In a message of Sun, 22 Feb 2015 11:02:29 -0800, Paul Rubin writes:
>Laura Creighton <lac at openend.se> writes:
>> Because one thing we do know is that people who are completely and
>> utterly ignorant about whether having multiple cores will improve
>> their code still want to use a language that lets them use the
>> multiple processors.  If the TM dream of having that just happen,
>> seemlessly (again, no promises) is proven to be true, well ....  we
>> think that the hordes will suddenly be interested in PyPy.
>
>TM is a useful feature but it's unlikely to be the thing that attracts
>"the hordes".  More important is to eliminate the GIL and hopefully have
>lightweight (green) threads that can still run on multiple cores, like
>in GHC and Erlang.  Having them communicate by mailboxes/queues is
>sufficient most of the time, and in Erlang it's the only method allowed
>in theory (there are some optimizations taking place behind the scenes).
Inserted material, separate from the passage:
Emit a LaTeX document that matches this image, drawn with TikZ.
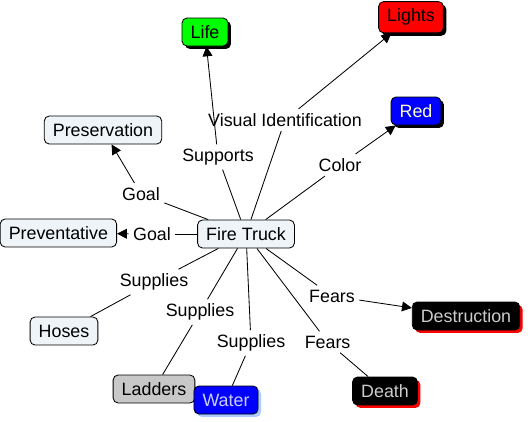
\documentclass[tikz,border=0pt]{standalone}
\usepackage{fontspec}
\setmainfont{Liberation Sans}
\usepackage{tikz}
\usetikzlibrary{arrows.meta,shadows}
\definecolor{conceptfill}{RGB}{238,244,247}
\definecolor{laddergray}{RGB}{200,200,200}
\definecolor{redtext}{RGB}{255,255,204}
\definecolor{watertext}{RGB}{204,204,255}
\definecolor{watershadow}{RGB}{170,204,255}
\definecolor{darktext}{RGB}{204,204,204}

\begin{document}
\begin{tikzpicture}[
    font=\fontsize{12.7}{15}\selectfont,
    concept/.style={rectangle, draw, rounded corners=3.5pt, line width=0.6pt, minimum height=0.7cm, inner xsep=6.1pt, inner ysep=2pt, text centered, fill=conceptfill},
    blackshadow/.style={general shadow={fill=black, shadow xshift=2.1pt, shadow yshift=-2.1pt}},
    redshadow/.style={general shadow={fill=red, shadow xshift=2.1pt, shadow yshift=-2.1pt}},
    lbl/.style={inner sep=3pt},
    link/.style={-, line width=0.6pt},
    arr/.style={-{Triangle[length=7pt,width=7pt]}, line width=0.6pt}
]
    \useasboundingbox (0,0) rectangle (13.2,-10.525);

    % Concepts
    \node[concept] (truck) at (6.15,-5.85) {Fire Truck};
    \node[concept, fill=green, blackshadow] (life) at (5.125,-0.8) {Life};
    \node[concept, fill=red, blackshadow, minimum height=0.78cm] (lights) at (10.275,-0.43) {Lights};
    \node[concept, fill=blue, text=redtext, blackshadow] (red) at (10.4,-2.775) {Red};
    \node[concept] (preserv) at (2.575,-3.25) {Preservation};
    \node[concept] (prevent) at (1.46,-5.825) {Preventative};
    \node[concept] (hoses) at (1.6,-8.275) {Hoses};
    \node[concept, fill=laddergray] (ladders) at (3.85,-9.725) {Ladders};
    \node[concept, fill=blue, text=watertext, general shadow={fill=watershadow, shadow xshift=2.1pt, shadow yshift=-2.1pt}] (water) at (5.65,-10.0) {Water};
    \node[concept, fill=black, text=darktext, redshadow] (destr) at (11.65,-7.9) {Destruction};
    \node[concept, fill=black, text=darktext, redshadow] (death) at (9.625,-9.775) {Death};

    % Linking phrases
    \node[lbl] (supports) at (5.45,-3.925) {Supports};
    \node[lbl] (visual) at (7.125,-3.0) {Visual Identification};
    \node[lbl] (color) at (8.5,-4.125) {Color};
    \node[lbl] (goalup) at (3.525,-4.85) {Goal};
    \node[lbl] (goalleft) at (3.8,-5.85) {Goal};
    \node[lbl] (supphoses) at (3.85,-7.05) {Supplies};
    \node[lbl] (suppladders) at (5.0,-7.8) {Supplies};
    \node[lbl] (suppwater) at (6.275,-8.575) {Supplies};
    \node[lbl] (fearsdestr) at (8.3,-7.4) {Fears};
    \node[lbl] (fearsdeath) at (8.19,-8.55) {Fears};

    % Links
    \draw[link] (truck) -- (supports);
    \draw[arr] (supports) -- (life);
    \draw[link] (truck) -- (visual);
    \draw[arr] (visual) -- (lights);
    \draw[link] (truck) -- (color);
    \draw[arr] (color) -- (red);
    \draw[link] (truck) -- (goalup);
    \draw[arr] (goalup) -- (preserv);
    \draw[link] (truck) -- (goalleft);
    \draw[arr] (goalleft) -- (prevent);
    \draw[link] (truck) -- (supphoses);
    \draw[link] (supphoses) -- (hoses);
    \draw[link] (truck) -- (suppladders);
    \draw[link] (suppladders) -- (ladders);
    \draw[link] (truck) -- (suppwater);
    \draw[link] (suppwater) -- (water);
    \draw[link] (truck) -- (fearsdestr);
    \draw[arr] (fearsdestr) -- (destr);
    \draw[link] (truck) -- (fearsdeath);
    \draw[link] (fearsdeath) -- (death);
\end{tikzpicture}
\end{document}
>TM hasn't gotten that much uptake in GHC (one of the earliest HLL
>implementations of TM) in part because its performance cost is
>significant when there's contention.  I wonder if Clojure programmers
>use it more.

The GIL isn't going away from PyPy any time real soon, alas.  Armin has
some pretty cool ideas about what to do about contention, but if
you want to hear them, its better if you go post that to pypy-dev at python.org
so you can get it from the man directly rather that hearing my
paraphrase.  Or ask away on the #pypy channel on freenode ...

But this reminds me that I have to get Lennart Augustsson and Armin
Rigo in the same room some time.  Should be fun.